Work required
Below this line are records; write out exactly the lines from the one containing "Write a Python" through the one containing "return [max(0, (c", with the pictures left out.

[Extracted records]

====

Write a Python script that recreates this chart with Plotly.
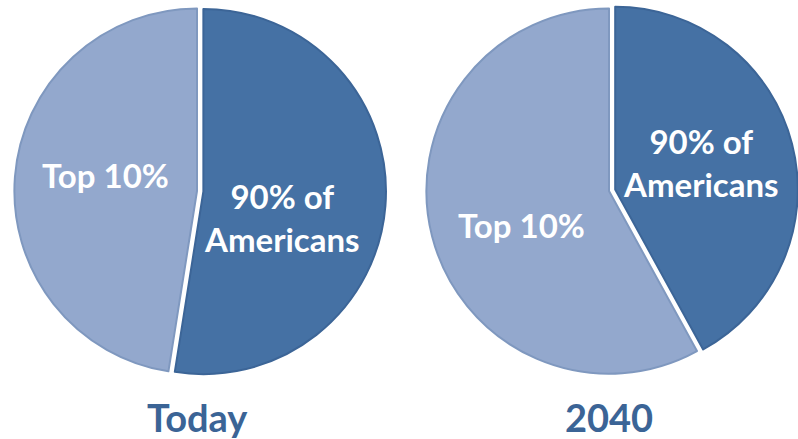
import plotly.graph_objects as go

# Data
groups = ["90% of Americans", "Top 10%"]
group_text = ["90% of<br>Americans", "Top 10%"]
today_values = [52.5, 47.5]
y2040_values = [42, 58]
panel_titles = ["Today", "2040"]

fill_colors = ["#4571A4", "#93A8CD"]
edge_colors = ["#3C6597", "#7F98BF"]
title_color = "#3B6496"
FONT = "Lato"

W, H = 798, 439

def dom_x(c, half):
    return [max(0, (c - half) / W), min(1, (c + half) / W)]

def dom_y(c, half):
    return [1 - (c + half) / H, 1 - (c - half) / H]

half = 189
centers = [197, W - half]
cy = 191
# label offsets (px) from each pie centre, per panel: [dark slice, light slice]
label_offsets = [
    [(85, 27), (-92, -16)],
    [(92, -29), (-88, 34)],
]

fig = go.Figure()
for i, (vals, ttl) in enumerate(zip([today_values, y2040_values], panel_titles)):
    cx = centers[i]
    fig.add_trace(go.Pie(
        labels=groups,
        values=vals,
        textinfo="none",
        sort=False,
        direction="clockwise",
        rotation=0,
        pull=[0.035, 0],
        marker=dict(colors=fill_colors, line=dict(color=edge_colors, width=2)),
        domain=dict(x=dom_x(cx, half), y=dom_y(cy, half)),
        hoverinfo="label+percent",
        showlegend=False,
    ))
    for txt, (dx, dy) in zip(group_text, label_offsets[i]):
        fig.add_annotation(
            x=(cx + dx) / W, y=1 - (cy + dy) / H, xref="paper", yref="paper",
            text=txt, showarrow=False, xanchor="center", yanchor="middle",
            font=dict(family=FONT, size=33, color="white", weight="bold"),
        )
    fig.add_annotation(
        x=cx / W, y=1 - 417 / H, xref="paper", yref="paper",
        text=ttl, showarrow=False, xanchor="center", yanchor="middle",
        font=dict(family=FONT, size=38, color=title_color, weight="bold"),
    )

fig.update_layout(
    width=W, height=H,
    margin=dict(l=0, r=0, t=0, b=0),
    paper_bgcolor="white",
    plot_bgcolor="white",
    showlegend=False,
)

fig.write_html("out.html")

====

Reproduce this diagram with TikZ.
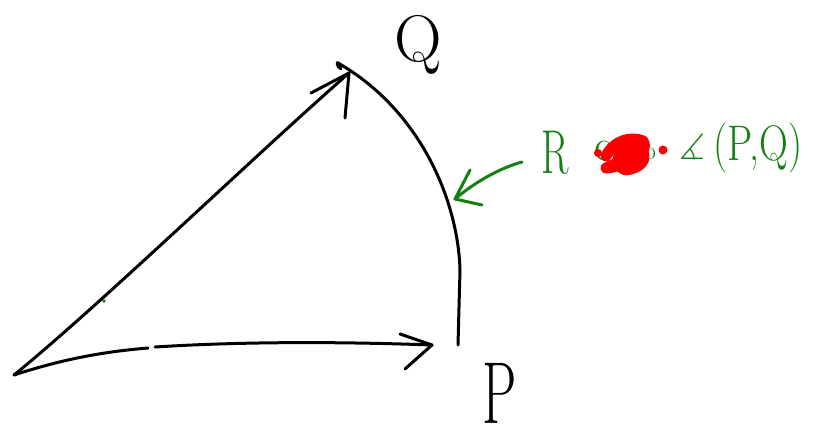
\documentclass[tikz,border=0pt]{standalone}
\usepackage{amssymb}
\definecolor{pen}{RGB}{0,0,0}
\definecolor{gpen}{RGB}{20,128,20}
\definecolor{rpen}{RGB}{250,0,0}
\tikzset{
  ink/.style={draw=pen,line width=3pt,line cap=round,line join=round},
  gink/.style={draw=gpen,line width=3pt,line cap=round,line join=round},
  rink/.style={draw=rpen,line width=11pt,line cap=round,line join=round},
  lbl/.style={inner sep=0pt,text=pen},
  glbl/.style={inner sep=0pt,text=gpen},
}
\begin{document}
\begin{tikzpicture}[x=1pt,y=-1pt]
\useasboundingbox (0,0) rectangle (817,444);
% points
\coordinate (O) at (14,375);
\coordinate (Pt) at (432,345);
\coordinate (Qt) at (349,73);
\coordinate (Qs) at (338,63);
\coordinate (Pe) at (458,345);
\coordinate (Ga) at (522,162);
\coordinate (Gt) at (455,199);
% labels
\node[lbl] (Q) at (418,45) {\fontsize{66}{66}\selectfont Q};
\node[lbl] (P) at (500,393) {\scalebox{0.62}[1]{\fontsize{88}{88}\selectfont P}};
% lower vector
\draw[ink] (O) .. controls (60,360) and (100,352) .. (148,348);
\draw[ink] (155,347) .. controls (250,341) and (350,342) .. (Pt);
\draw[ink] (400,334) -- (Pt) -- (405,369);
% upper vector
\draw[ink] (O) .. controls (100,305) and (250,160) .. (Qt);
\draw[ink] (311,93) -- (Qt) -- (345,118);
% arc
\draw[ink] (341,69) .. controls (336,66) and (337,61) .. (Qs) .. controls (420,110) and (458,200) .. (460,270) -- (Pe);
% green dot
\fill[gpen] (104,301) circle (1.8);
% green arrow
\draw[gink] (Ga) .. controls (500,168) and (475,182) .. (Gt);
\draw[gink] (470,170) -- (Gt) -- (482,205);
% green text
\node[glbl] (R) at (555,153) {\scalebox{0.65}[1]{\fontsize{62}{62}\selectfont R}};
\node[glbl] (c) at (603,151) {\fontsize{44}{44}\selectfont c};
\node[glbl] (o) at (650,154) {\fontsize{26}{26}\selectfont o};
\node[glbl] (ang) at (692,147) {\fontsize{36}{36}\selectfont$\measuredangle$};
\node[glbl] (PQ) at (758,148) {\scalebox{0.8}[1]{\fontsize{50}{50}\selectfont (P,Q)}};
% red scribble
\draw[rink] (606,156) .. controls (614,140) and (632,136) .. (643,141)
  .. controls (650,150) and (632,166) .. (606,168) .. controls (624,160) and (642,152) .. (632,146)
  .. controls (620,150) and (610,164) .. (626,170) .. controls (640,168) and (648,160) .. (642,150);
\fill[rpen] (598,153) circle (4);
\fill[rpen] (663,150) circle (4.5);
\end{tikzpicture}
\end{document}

====

Exercise solution
Write a Python script that recreates this chart with Plotly.
import plotly.graph_objects as go

# Data
groups = ["90% of Americans", "Top 10%"]
group_text = ["90% of<br>Americans", "Top 10%"]
today_values = [52.5, 47.5]
y2040_values = [42, 58]
panel_titles = ["Today", "2040"]

fill_colors = ["#4571A4", "#93A8CD"]
edge_colors = ["#3C6597", "#7F98BF"]
title_color = "#3B6496"
FONT = "Lato"

W, H = 798, 439

def dom_x(c, half):
    return [max(0, (c - half) / W), min(1, (c + half) / W)]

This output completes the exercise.